Step 4: Configure auto scaling

  1. On the Auto Scaling page, set the following parameters and click Submit.
    Parameter Description
    Cluster The name of the cluster.
    Scale-in Threshold For a scaling group managed by cluster-autoscaler, set this parameter to a value that is calculated by dividing the volume of requested resources on a node by the resource capacity of the node. If the actual value is lower than the threshold, the node is removed from the cluster.
    Note In auto scaling, scale-out is automatically triggered based on the node scheduling of the cluster. Therefore, you are required to set scale-in parameters only.
    Defer Scale-in For The time to wait after the scale-in threshold is met and before the scale-in event starts. Unit: minutes. Default value: 10.
    Cooldown The cooldown period after a node is removed. No scale-in events are triggered during this period. Unit: minutes. Default value: 10.
  2. Select an instance type based on your workload requirements, such as a general purpose instance, an GPU-accelerated ECS instance, or a preemptible instance. Then, click Create.
    Resource types
  3. On the Auto Scaling Group Configuration page, set the following parameters to create a scaling group.
    Parameter Description
    Region The region where the scaling group is deployed. The scaling group and the cluster must be deployed in the same region. You cannot change the region after the scaling group is created.
    VPC The scaling group and the cluster must be deployed in the same VPC.
    VSwitch Specifies the zone of the scaling group and the pod CIDR blocks that are available to the scaling group.
  4. Configure worker nodes.
    Parameter Description
    Node Type The types of nodes in the scaling group. The node types must be the same as those in the cluster.
    Instance Type The instance types in the scaling group.
    Selected Types The instance types that you have selected. You can select a maximum of 10 instance types.
    System Disk The system disk of the scaling group.
    Mount Data Disk Specifies whether to mount data disks to the scaling group. By default, no data disk is mounted.
    Instances The number of instances in the scaling group.
    Note
    • Existing instances in the cluster are not included.
    • By default, the minimum number of instances is zero. When the number of instances exceeds zero, the system adds instances to the scaling group. When a scale-out event is triggered, instances in the scaling group are added to the cluster where the scaling group resides.
    Key Pair The key pair used to log on to the nodes after the nodes are added to the ACK cluster.
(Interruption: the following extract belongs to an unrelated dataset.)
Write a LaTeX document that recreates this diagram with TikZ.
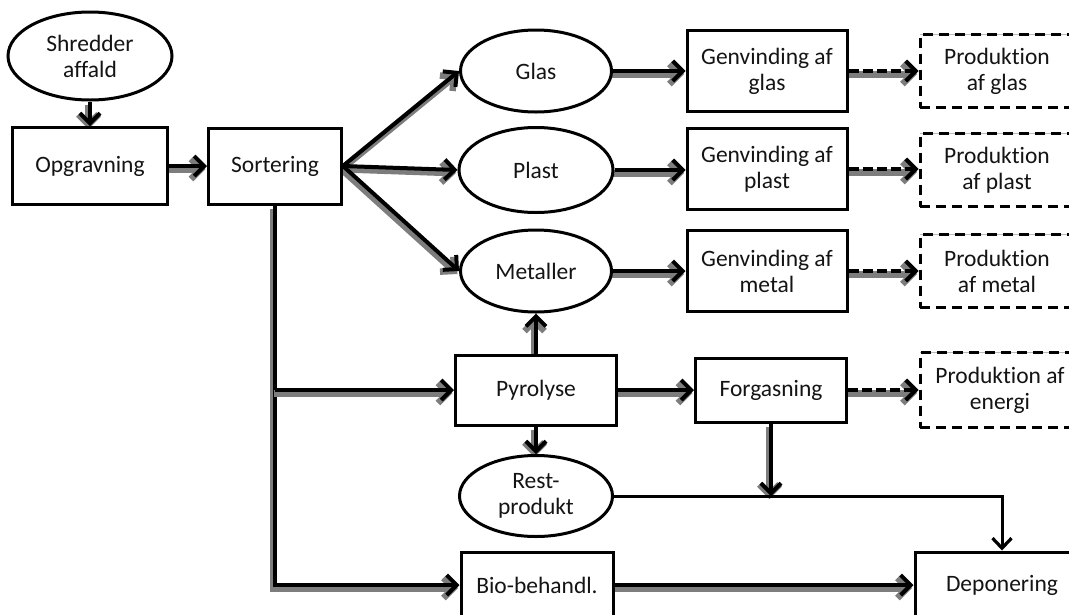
\documentclass[tikz,border=0pt]{standalone}
\usepackage{fontspec}
\setmainfont{Carlito}[Ligatures=NoCommon]
\usetikzlibrary{shapes.geometric,arrows.meta}
\pgfdeclarelayer{bg}
\pgfsetlayers{bg,main}
\definecolor{shadowgray}{RGB}{125,125,125}
\definecolor{inkgray}{RGB}{20,20,20}

% a flow connector: grey drop shadow first, black line on top
\newcommand\flow[2][]{%
  \begin{pgfonlayer}{bg}
    \draw[shadowline] #2;
    \draw[flowline,#1] #2;
  \end{pgfonlayer}}

\begin{document}
\begin{tikzpicture}[x=1pt,y=-1pt,
  font=\fontsize{23.5}{26}\selectfont,
  base/.style={draw=black, line width=3pt, fill=white, align=center,
    inner sep=0pt, text=inkgray},
  box/.style={base, rectangle},
  oval/.style={base, ellipse},
  dbox/.style={base, rectangle, dash pattern=on 10pt off 6pt,
    preaction={draw=gray!55, line width=0.8pt, solid}},
  flowline/.style={draw=black, line width=4pt, line join=miter,
    -{Straight Barb[length=10pt,width=20pt,line width=4pt]}},
  shadowline/.style={draw=shadowgray, line width=7pt,
    -{Straight Barb[length=10pt,width=20pt,line width=6.5pt]},
    transform canvas={shift={(-1.5pt,-3pt)}}},
  dashflow/.style={dash pattern=on 10pt off 4pt},
  thinline/.style={draw=black, line width=3pt,
    -{Straight Barb[length=10pt,width=19pt,line width=3.2pt]}}
]
\useasboundingbox (0,0) rectangle (1069,614);

% input and first steps
\node[oval, minimum width=164pt, minimum height=88pt] (shred) at (90,56) {Shredder\\affald};
\node[box, minimum width=155pt, minimum height=77pt] (opg) at (90,166) {Opgravning};
\node[box, minimum width=133pt, minimum height=76pt] (sort) at (275,166) {Sortering};

% sorted fractions
\node[oval, minimum width=151pt, minimum height=82pt] (glas) at (536,71) {Glas};
\node[oval, minimum width=154pt, minimum height=85pt] (plast) at (536,170) {Plast};
\node[oval, minimum width=151pt, minimum height=82pt] (met) at (536,271) {Metaller};

% recovery
\node[box, minimum width=160pt, minimum height=81pt] (gg) at (767,71) {Genvinding af\\glas};
\node[box, minimum width=160pt, minimum height=81pt] (gp) at (767,169) {Genvinding af\\plast};
\node[box, minimum width=160pt, minimum height=81pt] (gm) at (767,271) {Genvinding af\\metal};

% production
\node[dbox, minimum width=154pt, minimum height=73pt] (pg) at (997,71) {Produktion\\af glas};
\node[dbox, minimum width=154pt, minimum height=73pt] (pp) at (997,170) {Produktion\\af plast};
\node[dbox, minimum width=154pt, minimum height=73pt] (pm) at (997,271) {Produktion\\af metal};

% thermal treatment
\node[box, minimum width=161pt, minimum height=70pt] (pyro) at (536,390) {Pyrolyse};
\node[box, minimum width=151pt, minimum height=64pt] (forg) at (771,390) {Forgasning};
\node[dbox, minimum width=160pt, minimum height=75pt] (pe) at (1000,390) {Produktion af\\energi};
\node[oval, minimum width=153pt, minimum height=81pt] (rest) at (536,496) {Rest-\\produkt};

% biological treatment and landfill
\node[box, minimum width=152pt, minimum height=66pt] (bio) at (537,585) {Bio-behandl.};
\node[box, minimum width=174pt, minimum height=66pt] (dep) at (1002,585) {Deponering};

% connectors
\flow{(shred) -- (opg)}
\flow{(opg) -- (sort)}
\flow{(sort.east) -- (glas.west)}
\flow{(sort.east) -- (plast.west)}
\flow{(sort.east) -- (met.west)}
\flow{(glas) -- (gg)}
\flow{(plast.east) -- (gp.west |- plast.east)}
\flow{(met) -- (gm)}
\flow[dashflow]{(gg) -- (pg)}
\flow[dashflow]{(gp.east) -- (pp.west |- gp.east)}
\flow[dashflow]{(gm) -- (pm)}
\flow{(sort.south) |- (bio.west)}
\flow{(sort.south |- pyro.west) -- (pyro.west)}
\flow{(pyro) -- (met)}
\flow{(pyro.south) -- (pyro.south |- rest.north)}
\flow{(pyro) -- (forg)}
\flow[dashflow]{(forg) -- (pe)}
\flow{(forg.south) -- (forg.south |- rest.east)}
\flow{(bio) -- (dep)}
\draw[thinline] (rest.east) -| (dep.north);
\end{tikzpicture}
\end{document}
You can create key pairs in the ECS console.
    Note Only key pair logon is supported.
    Scaling Mode You can select Standard or Swift.
    RDS whitelist The Relational Database Service (RDS) instances that can be accessed by the nodes in the scaling group after a scale-out event is triggered.
    Node Label Node labels are automatically attached to the nodes that are added to the ACK cluster after a scale-out event is triggered.
    Taints After you add taints to a node, ACK does not schedule pods to the node.
  5. Click OK to create the scaling group.

Expected results

  1. On the Auto Scaling page, you can find the newly created scaling group in the general purpose instance section.
    Auto Scaling
  2. On the Clusters page, click the name of a cluster or click Details in the Actions column. The details page of the cluster appears.
  3. In the left-side navigation pane, click Workload.
  4. On the Deployments tab, select the scaled cluster and select the kube-system namespace. You can find the cluster-autoscaler component. This indicates that the scaling group is created.

FAQ

  • Why does the auto scaling component fail to add nodes after a scale-out event is triggered?
    Check whether the following scenarios exist:
    • The instance types in the scaling group cannot meet the resource requests of pods. By default, system components are installed for each node. Therefore, the requested pod resources must be less than the resource capacity of the instance type.
    • You have not authorized the RAM roles to manage the cluster. Authorization must be performed on each cluster involved in the scale-out event.
    • The cluster cannot connect to the Internet. The auto scaling component must call Alibaba Cloud APIs, which requires that the nodes have Internet access.
  • Why does the auto scaling component fail to remove nodes after a scale-in event is triggered?
    Check whether the following scenarios exist:
    • The resource request threshold of each pod is higher than the configured scale-in threshold.
    • Pods in the kube-system namespace are running on the node.
    • The pod to be removed contains a forced scheduling policy. As a result, other nodes cannot run this pod.
    • The pods on the node have PodDisruptionBudget and reach the minimum value of PodDisruptionBudget.

    For more information about the auto scaling feature, see descriptions in the open source community.

  • How does the system select from multiple scaling groups for a scale-out event?

    When a cluster fails to schedule pods due to excessive resource requests, the auto scaling feature simulates pod scheduling and selects a scaling group based on group labels, taints, and instance specifications. If a scaling group meets the conditions for pod scheduling, this group is selected for auto scaling. If multiple scaling groups meet the conditions, the cluster selects a scaling group that has the fewest remaining resources after simulated pod scheduling.